Rumble is evolving from an “anti-YouTube” niche platform into a Tether-backed, sovereign AI compute and cloud infrastructure bet—highly asymmetric upside if the Northern Data GPU pivot works, existential downside if it doesn’t.
Overview
Rumble (RUM) enters 2026 in the middle of a strategic metamorphosis: from an alternative video platform positioned against Big Tech censorship to a vertically integrated infrastructure provider for the “parallel economy.” The core thesis is no longer primarily user growth or political content monetization; it is increasingly a high-beta levered play on **sovereign AI compute and independent cloud infrastructure**. The pending Northern Data acquisition (targeted for Q2 2026 close) is pivotal, potentially placing ~22,000 high-performance NVIDIA GPUs (H100/H200) under Rumble’s control and adding meaningful data-center footprint in the US and Europe.
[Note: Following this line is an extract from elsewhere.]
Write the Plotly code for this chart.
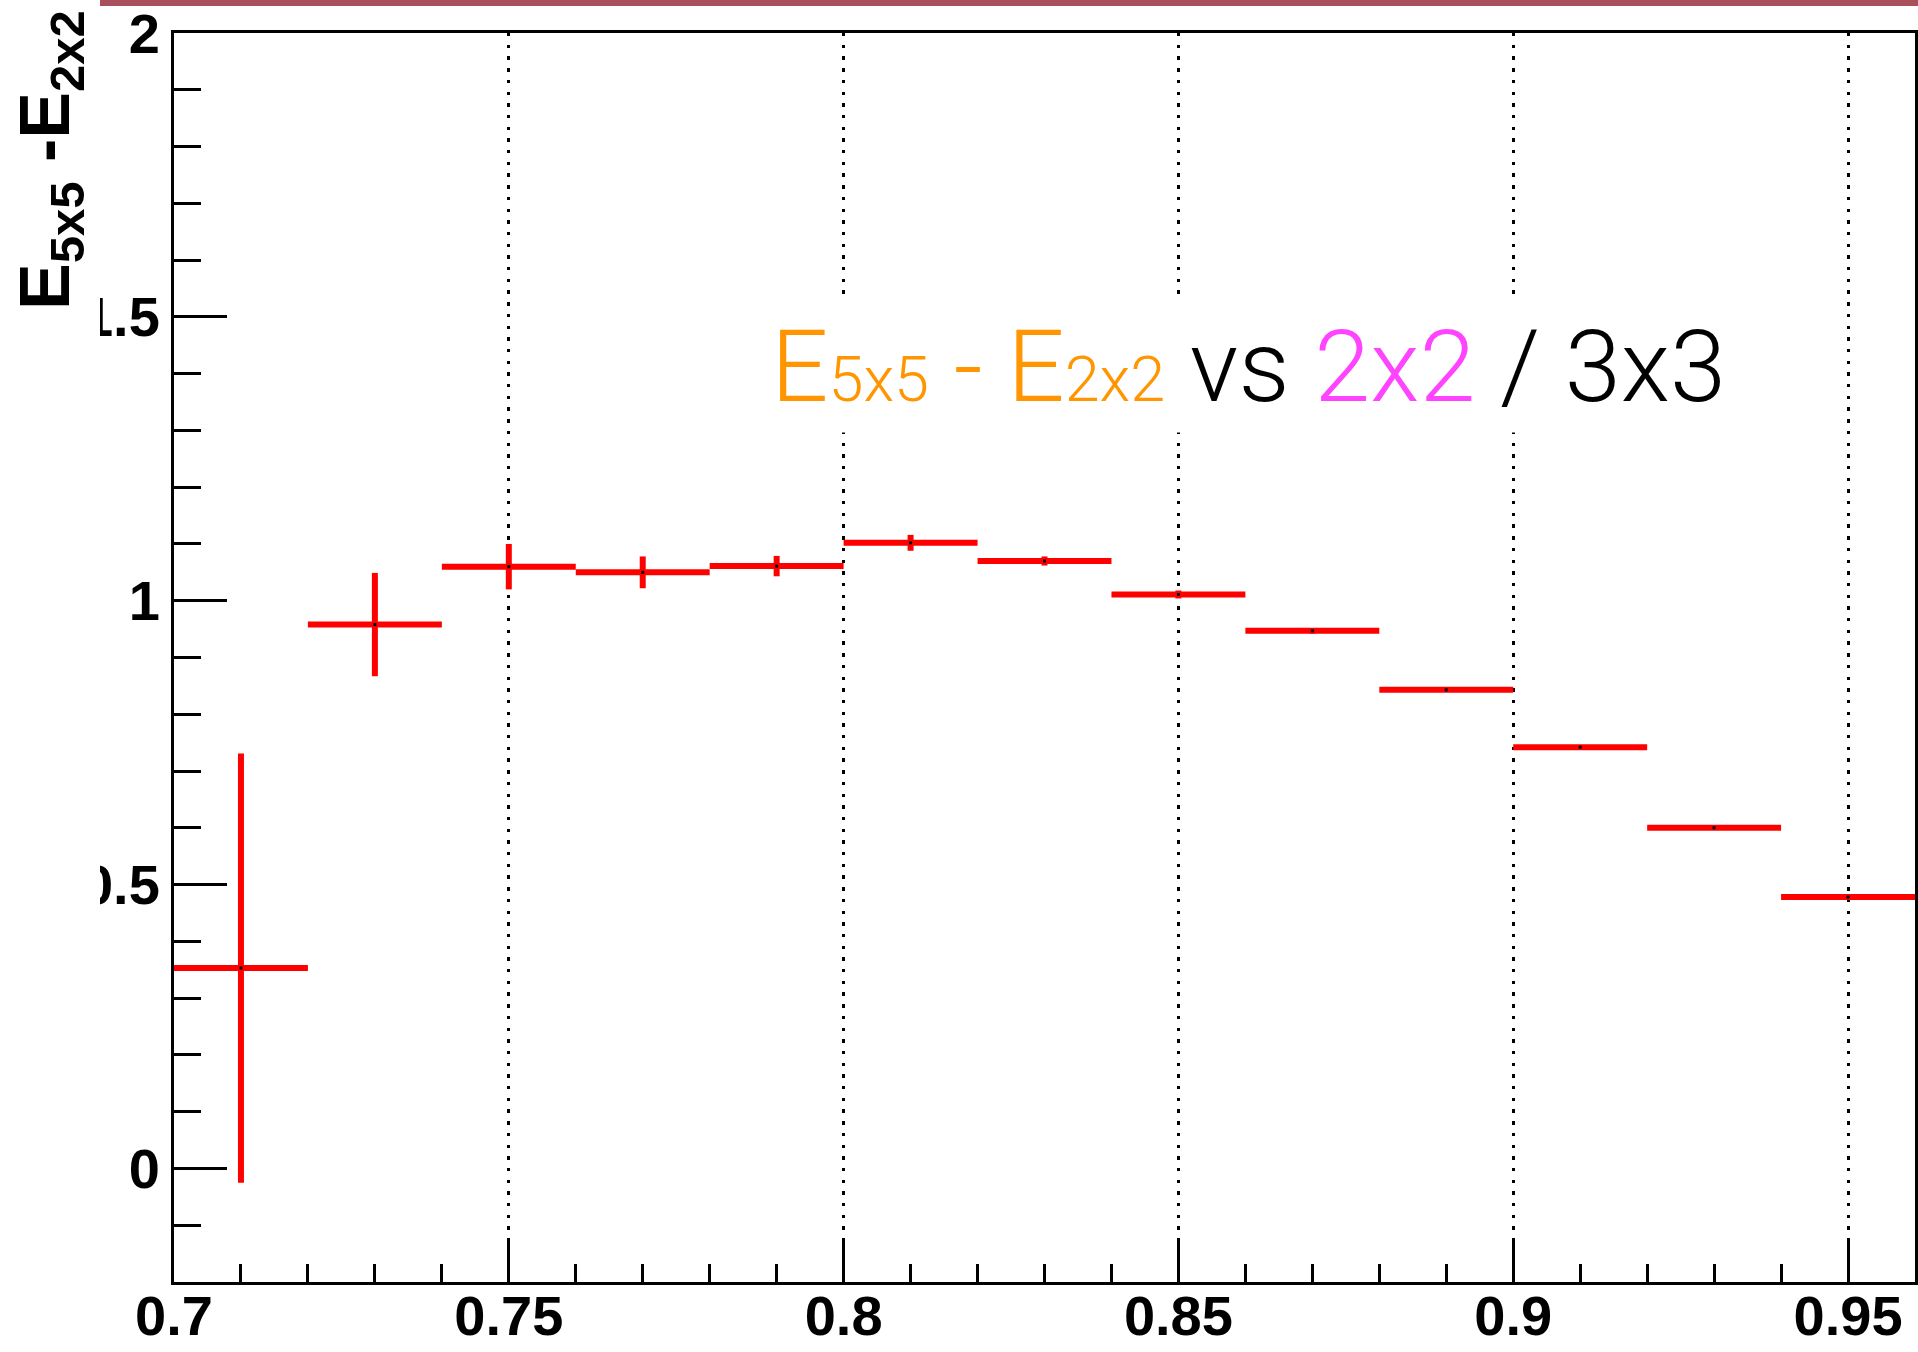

This pivot aims to diversify away from volatile advertising dynamics and into supply-constrained GPU IaaS with better unit economics. Rumble’s business now effectively splits into (1) the creator/media ecosystem (Rumble video, Locals, RAC) and (2) Rumble Cloud/AI, originally built to avoid hyperscaler deplatforming but now repositioned as an offensive growth engine. The market is struggling to price this hybrid identity—stagnating niche media company vs emerging AI infrastructure provider—resulting in volatile consolidation, elevated short interest, and a catalyst-driven setup around deal completion and early cloud monetization.